Observation data (J2000.0 epoch)
- Right ascension: 02^{h} 42.1^{m}
- Declination: +42° 46′
- Distance: 1,500 light years (470 pc)
- Apparent magnitude (V): 5.5
- Apparent dimensions (V): 35.0′

Physical characteristics
- Radius: 7 ly
- Estimated age: 200–250 million years
- Other designations: NGC 1039, Cr 31, OCl 382, C 0238+425

Associations
- Constellation: Perseus

= Messier 34 =

Open cluster in constellation Perseus

Messier 34 (also known as M34, NGC 1039, or the Spiral Cluster) is a large and relatively near open cluster in Perseus. It was probably discovered by Giovanni Batista Hodierna before 1654 and included by Charles Messier in his catalog of comet-like objects in 1764. Messier described it as, "A cluster of small stars a little below the parallel of γ (Andromedae). In an ordinary telescope of 3 feet one can distinguish the stars."

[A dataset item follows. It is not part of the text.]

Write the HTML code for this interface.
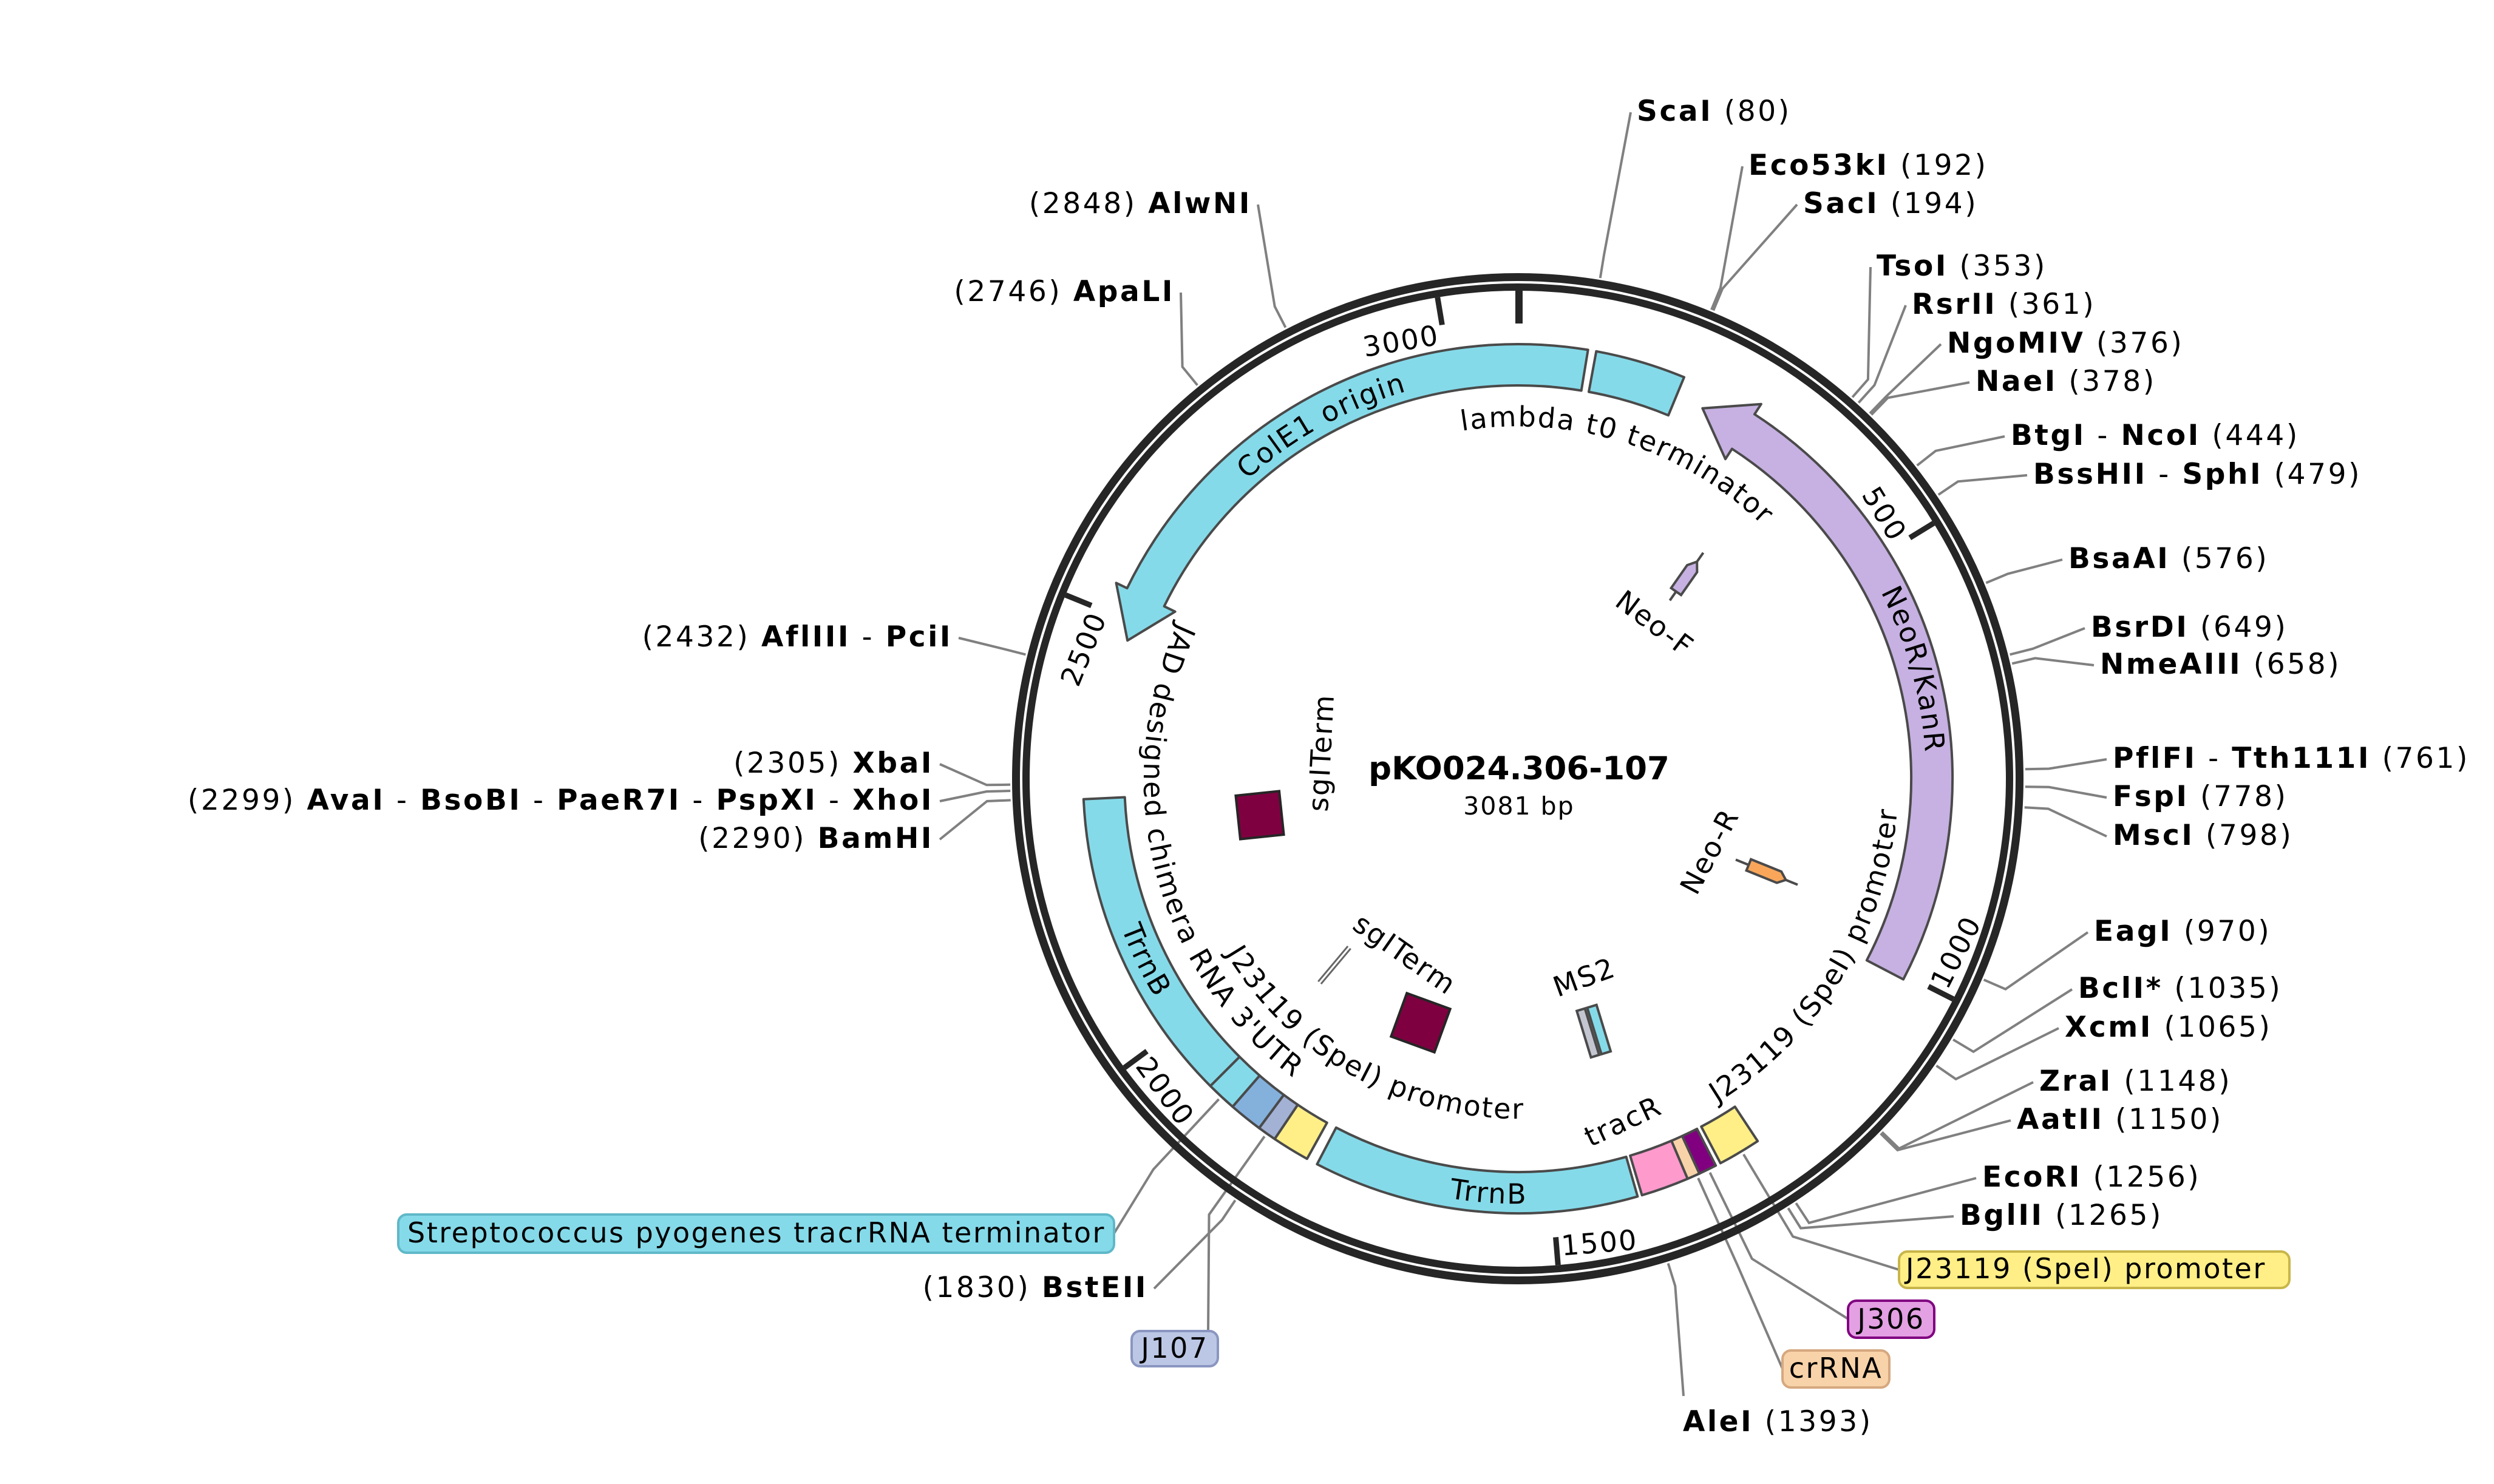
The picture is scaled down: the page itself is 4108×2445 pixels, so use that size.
<!DOCTYPE html>
<html><head><meta charset="utf-8">
<style>
html,body{margin:0;padding:0;background:#fff;}
svg{display:block;}
text{font-family:"DejaVu Sans","Liberation Sans",sans-serif;fill:#000;}
.s{font-size:47px;letter-spacing:3.6px;}
.bx{font-size:46px;letter-spacing:2.5px;}
.b{font-weight:bold;}
.f{font-size:46px;letter-spacing:2.3px;}
</style></head>
<body>
<svg id="m" xmlns="http://www.w3.org/2000/svg" width="4108" height="2445" viewBox="0 0 4108 2445">
<defs>
<path id="pCol"/><path id="pLam"/><path id="pNeo"/><path id="pJR"/><path id="pJAD"/><path id="pJI"/><path id="pTL"/><path id="pTB"/>
</defs>
<g id="leaders" stroke="#808080" stroke-width="4" fill="none"></g>
<circle cx="2500" cy="1283" r="826.5" fill="none" stroke="#262626" stroke-width="13"/>
<circle cx="2500" cy="1283" r="810" fill="none" stroke="#262626" stroke-width="12"/>
<g id="ticks" stroke="#262626"></g>
<g id="feat" stroke="#4a4a4a" stroke-width="4" stroke-linejoin="round"></g>

<g stroke="#4a4a4a" stroke-width="4">
<g transform="translate(2778,950) rotate(-55)">
<line x1="-48" y1="0" x2="48" y2="0"/>
<polygon points="-30,-10 16,-10 30,0 16,10 -30,10" fill="#c6b1e2"/>
</g>
<g transform="translate(2910,1437) rotate(22)">
<line x1="-55" y1="0" x2="55" y2="0"/>
<polygon points="-32,-10 22,-10 34,0 22,10 -32,10" fill="#f9a65a"/>
</g>
<rect x="-36" y="-36" width="72" height="72" fill="#7f0040" stroke="#262626" transform="translate(2075,1343) rotate(-6)"/>
<rect x="-38" y="-38" width="76" height="76" fill="#7f0040" stroke="#262626" transform="translate(2340,1685) rotate(20)"/>
<g transform="translate(2198,1590) rotate(-50)" stroke="#666" stroke-width="3">
<line x1="-38" y1="-3" x2="38" y2="-3"/><line x1="-38" y1="3" x2="38" y2="3"/>
</g>
<g transform="translate(2628,1698) rotate(-17)">
<rect x="-20" y="-40" width="14" height="80" fill="#c3c6d1"/>
<rect x="-2" y="-40" width="16" height="80" fill="#85dae9"/>
</g>
</g>

<g class="f">
<text id="t3000" text-anchor="end">3000</text>
<text id="t500" text-anchor="end">500</text>
<text id="t2500" text-anchor="end">2500</text>
<text id="t1000" text-anchor="start">1000</text>
<text id="t1500" text-anchor="start">1500</text>
<text id="t2000" text-anchor="start">2000</text>
</g>

<g class="f">
<text><textPath href="#pCol" startOffset="50%" text-anchor="middle">ColE1 origin</textPath></text>
<text><textPath href="#pLam" startOffset="50%" text-anchor="middle">lambda t0 terminator</textPath></text>
<text><textPath href="#pNeo" startOffset="50%" text-anchor="middle">NeoR/KanR</textPath></text>
<text><textPath href="#pJR" startOffset="50%" text-anchor="middle">J23119 (SpeI) promoter</textPath></text>
<text><textPath href="#pJAD" startOffset="50%" text-anchor="middle">JAD designed chimera RNA 3'UTR</textPath></text>
<text><textPath href="#pJI" startOffset="50%" text-anchor="middle">J23119 (SpeI) promoter</textPath></text>
<text><textPath href="#pTL" startOffset="50%" text-anchor="middle">TrrnB</textPath></text>
<text><textPath href="#pTB" startOffset="50%" text-anchor="middle">TrrnB</textPath></text>
</g>

<g class="f">
<text transform="translate(2716,1040) rotate(37)" text-anchor="middle">Neo-F</text>
<text transform="translate(2830,1410) rotate(-62)" text-anchor="middle">Neo-R</text>
<text transform="translate(2192,1241) rotate(-87)" text-anchor="middle">sgITerm</text>
<text transform="translate(2305,1585) rotate(35)" text-anchor="middle">sgITerm</text>
<text transform="translate(2615,1625) rotate(-20)" text-anchor="middle">MS2</text>
<text transform="translate(2680,1862) rotate(-25)" text-anchor="middle">tracR</text>
</g>
<text x="2502" y="1284" text-anchor="middle" class="b" style="font-size:53px">pKO024.306-107</text>
<text x="2502" y="1342" text-anchor="middle" style="font-size:41px;letter-spacing:2px">3081 bp</text>

<g class="s">
<text x="2696" y="199"><tspan class="b">ScaI</tspan><tspan>  (80)</tspan></text>
<text x="2880" y="288"><tspan class="b">Eco53kI</tspan><tspan>  (192)</tspan></text>
<text x="2970" y="351"><tspan class="b">SacI</tspan><tspan>  (194)</tspan></text>
<text x="3091" y="454"><tspan class="b">TsoI</tspan><tspan>  (353)</tspan></text>
<text x="3149" y="517"><tspan class="b">RsrII</tspan><tspan>  (361)</tspan></text>
<text x="3207" y="581"><tspan class="b">NgoMIV</tspan><tspan>  (376)</tspan></text>
<text x="3254" y="644"><tspan class="b">NaeI</tspan><tspan>  (378)</tspan></text>
<text x="3312" y="733"><tspan class="b">BtgI</tspan><tspan> - </tspan><tspan class="b">NcoI</tspan><tspan>  (444)</tspan></text>
<text x="3349" y="797"><tspan class="b">BssHII</tspan><tspan> - </tspan><tspan class="b">SphI</tspan><tspan>  (479)</tspan></text>
<text x="3407" y="936"><tspan class="b">BsaAI</tspan><tspan>  (576)</tspan></text>
<text x="3444" y="1049"><tspan class="b">BsrDI</tspan><tspan>  (649)</tspan></text>
<text x="3459" y="1110"><tspan class="b">NmeAIII</tspan><tspan>  (658)</tspan></text>
<text x="3480" y="1265"><tspan class="b">PflFI</tspan><tspan> - </tspan><tspan class="b">Tth111I</tspan><tspan>  (761)</tspan></text>
<text x="3480" y="1328"><tspan class="b">FspI</tspan><tspan>  (778)</tspan></text>
<text x="3480" y="1392"><tspan class="b">MscI</tspan><tspan>  (798)</tspan></text>
<text x="3449" y="1550"><tspan class="b">EagI</tspan><tspan>  (970)</tspan></text>
<text x="3423" y="1644"><tspan class="b">BclI*</tspan><tspan>  (1035)</tspan></text>
<text x="3401" y="1708"><tspan class="b">XcmI</tspan><tspan>  (1065)</tspan></text>
<text x="3359" y="1797"><tspan class="b">ZraI</tspan><tspan>  (1148)</tspan></text>
<text x="3322" y="1860"><tspan class="b">AatII</tspan><tspan>  (1150)</tspan></text>
<text x="3265" y="1955"><tspan class="b">EcoRI</tspan><tspan>  (1256)</tspan></text>
<text x="3228" y="2018"><tspan class="b">BglII</tspan><tspan>  (1265)</tspan></text>
<text x="2772" y="2358"><tspan class="b">AleI</tspan><tspan>  (1393)</tspan></text>
<text x="2062" y="351" text-anchor="end"><tspan>(2848)  </tspan><tspan class="b">AlwNI</tspan></text>
<text x="1935" y="496" text-anchor="end"><tspan>(2746)  </tspan><tspan class="b">ApaLI</tspan></text>
<text x="1569" y="1065" text-anchor="end"><tspan>(2432)  </tspan><tspan class="b">AflIII</tspan><tspan> - </tspan><tspan class="b">PciI</tspan></text>
<text x="1538" y="1273" text-anchor="end"><tspan>(2305)  </tspan><tspan class="b">XbaI</tspan></text>
<text x="1538" y="1334" text-anchor="end"><tspan>(2299)  </tspan><tspan class="b">AvaI</tspan><tspan> - </tspan><tspan class="b">BsoBI</tspan><tspan> - </tspan><tspan class="b">PaeR7I</tspan><tspan> - </tspan><tspan class="b">PspXI</tspan><tspan> - </tspan><tspan class="b">XhoI</tspan></text>
<text x="1538" y="1397" text-anchor="end"><tspan>(2290)  </tspan><tspan class="b">BamHI</tspan></text>
<text x="1891" y="2137" text-anchor="end"><tspan>(1830)  </tspan><tspan class="b">BstEII</tspan></text>
</g>

<rect x="656" y="2001" width="1179" height="63" rx="14" fill="#85dae9" stroke="#5fb8c8" stroke-width="4"/>
<text x="671" y="2047" class="bx">Streptococcus pyogenes tracrRNA terminator</text>
<rect x="1864" y="2193" width="142" height="58" rx="14" fill="#bcc7e6" stroke="#8a96c0" stroke-width="4"/>
<text x="1935" y="2237" class="bx" text-anchor="middle">J107</text>
<rect x="3128" y="2062" width="643" height="60" rx="14" fill="#ffef86" stroke="#c8b64a" stroke-width="4"/>
<text x="3139" y="2106" class="bx">J23119 (SpeI) promoter</text>
<rect x="3044" y="2143" width="142" height="61" rx="14" fill="#e3a0e3" stroke="#800080" stroke-width="4"/>
<text x="3115" y="2189" class="bx" text-anchor="middle">J306</text>
<rect x="2936" y="2225" width="176" height="61" rx="14" fill="#f8d3a9" stroke="#d6a880" stroke-width="4"/>
<text x="3024" y="2270" class="bx" text-anchor="middle">crRNA</text>
</svg>
<script>
(function(){
var NS="http://www.w3.org/2000/svg",cx=2500,cy=1283;
function P(r,a){var t=a*Math.PI/180;return [cx+r*Math.sin(t),cy-r*Math.cos(t)];}
function f(p){return p[0].toFixed(1)+","+p[1].toFixed(1);}
function el(par,tag,at){var e=document.createElementNS(NS,tag);for(var k in at)e.setAttribute(k,at[k]);document.getElementById(par).appendChild(e);return e;}
var R1=648,R2=716;
function box(a1,a2,fill){var la=(a2-a1)>180?1:0;
 var d="M"+f(P(R2,a1))+"A"+R2+","+R2+" 0 "+la+" 1 "+f(P(R2,a2))+"L"+f(P(R1,a2))+"A"+R1+","+R1+" 0 "+la+" 0 "+f(P(R1,a1))+"Z";
 el("feat","path",{d:d,fill:fill});}
function arrowCCW(tail,base,tip,fill){var ext=20,rm=(R1+R2)/2,la=(tail-base)>180?1:0;
 var d="M"+f(P(R2,tail))+"A"+R2+","+R2+" 0 "+la+" 0 "+f(P(R2,base))+"L"+f(P(R2+ext,base))+"L"+f(P(rm,tip))+"L"+f(P(R1-ext,base))+"L"+f(P(R1,base))+"A"+R1+","+R1+" 0 "+la+" 1 "+f(P(R1,tail))+"Z";
 el("feat","path",{d:d,fill:fill});}
arrowCCW(369.3,296,289.5,"#85dae9");
box(10.4,22.5,"#85dae9");
arrowCCW(117.5,33,26.5,"#c6b1e2");
box(225,267.3,"#85dae9");
box(221,225,"#85dae9");
box(216.5,221,"#84b0dc");
box(214,216.5,"#a3b1d5");
box(209,214,"#ffef86");
box(164,207.5,"#85dae9");
box(157,163.4,"#ff9acd");
box(155.3,157,"#f8d3a9");
box(152.9,155.3,"#800080");
box(146.5,152.2,"#ffef86");
el("ticks","line",{x1:2502,y1:cy-804,x2:2502,y2:cy-750,"stroke-width":12});
[500,1000,1500,2000,2500,3000].forEach(function(b){var a=b*360/3081,p1=P(804,a),p2=P(758,a);
 el("ticks","line",{x1:p1[0],y1:p1[1],x2:p2[0],y2:p2[1],"stroke-width":9});
 var t=document.getElementById("t"+b);
 if(a<90||a>270){t.setAttribute("x",cx-8);t.setAttribute("y",cy-727);t.setAttribute("transform","rotate("+a.toFixed(2)+" "+cx+" "+cy+")");}
 else{t.setAttribute("x",cx+8);t.setAttribute("y",cy+789);t.setAttribute("transform","rotate("+(a-180).toFixed(2)+" "+cx+" "+cy+")");}
});
function cw(id,r,ac,sp){document.getElementById(id).setAttribute("d","M"+f(P(r,ac-sp))+"A"+r+","+r+" 0 0 1 "+f(P(r,ac+sp)));}
function ccw(id,r,ac,sp){document.getElementById(id).setAttribute("d","M"+f(P(r,ac+sp))+"A"+r+","+r+" 0 0 0 "+f(P(r,ac-sp)));}
cw("pCol",664,331,85);
cw("pLam",580,17.5,85);
cw("pNeo",672,74.6,85);
ccw("pJR",627,121.5,85);
ccw("pJAD",616,255.7,85);
ccw("pJI",560,209,85);
ccw("pTL",698,244,85);
ccw("pTB",700,184,85);
var sites=[[80,2686,185],[192,2870,274],[194,2960,337],[353,3081,440],[361,3139,503],[376,3197,567],[378,3244,630],[444,3302,719],[479,3339,783],[576,3397,922],[649,3434,1035],[658,3449,1096],[761,3470,1251],[778,3470,1314],[798,3470,1378],[970,3439,1536],[1035,3413,1630],[1065,3391,1694],[1148,3349,1783],[1150,3312,1846],[1256,3255,1941],[1265,3218,2004],[1393,2773,2300],[2848,2072,337],[2746,1945,482],[2432,1579,1051],[2305,1548,1259],[2299,1548,1320],[2290,1548,1383],[1830,1901,2123]];
sites.forEach(function(s){var a=s[0]*360/3081,p1=P(836,a),p2=P(875,a);
 el("leaders","polyline",{points:f(p1)+" "+f(p2)+" "+s[1]+","+s[2]});});
var feats=[[223,1835,2032],[215.3,1990,2193],[149,3128,2092],[154,3044,2173],[155.7,2936,2255]];
feats.forEach(function(s){var p1=P(722,s[0]),p2=P(880,s[0]);
 el("leaders","polyline",{points:f(p1)+" "+f(p2)+" "+s[1]+","+s[2]});});
})();
</script>
</body></html>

Based on the distance modulus of 8.38, it is about 470 pc away. For stars ranging from 0.12 to 1 solar mass, the cluster has about 400. It spans about 35′ on the sky which translates to a true radius of 7.5 light years at such distance. The cluster is just visible to the naked eye in very dark conditions, well away from city lights. It is possible to see it in binoculars when light pollution is low.

The age of this cluster lies between the ages of the Pleiades open cluster at 100 million years and the Hyades open cluster at 800 million years. Specifically, comparison between noted stellar spectra and the values predicted by stellar evolutionary models suggest 200-250 million years. This is roughly the age at which stars with half a solar mass enter the main sequence. By comparison, stars like the Sun enter the main sequence after 30 million years.

The average proportion of elements with higher atomic numbers than helium is termed the metallicity by astronomers. This is expressed by the logarithm of the ratio of iron to hydrogen, compared to the same proportion in the Sun. For M34, the metallicity has a value of [Fe/H] = +0.07 ± 0.04. This is equivalent to a 17% higher proportion of iron compared to the Sun. Other elements show a similar abundance, save for nickel which is underabundant.

At least 19 members are white dwarfs. These are stellar remnants of progenitor stars of up to eight solar masses that have evolved through the main sequence and are no longer have thermonuclear fusion to generate energy. Seventeen of these are of spectral type DA or DAZ, while one is a type DB and the last is a type DC.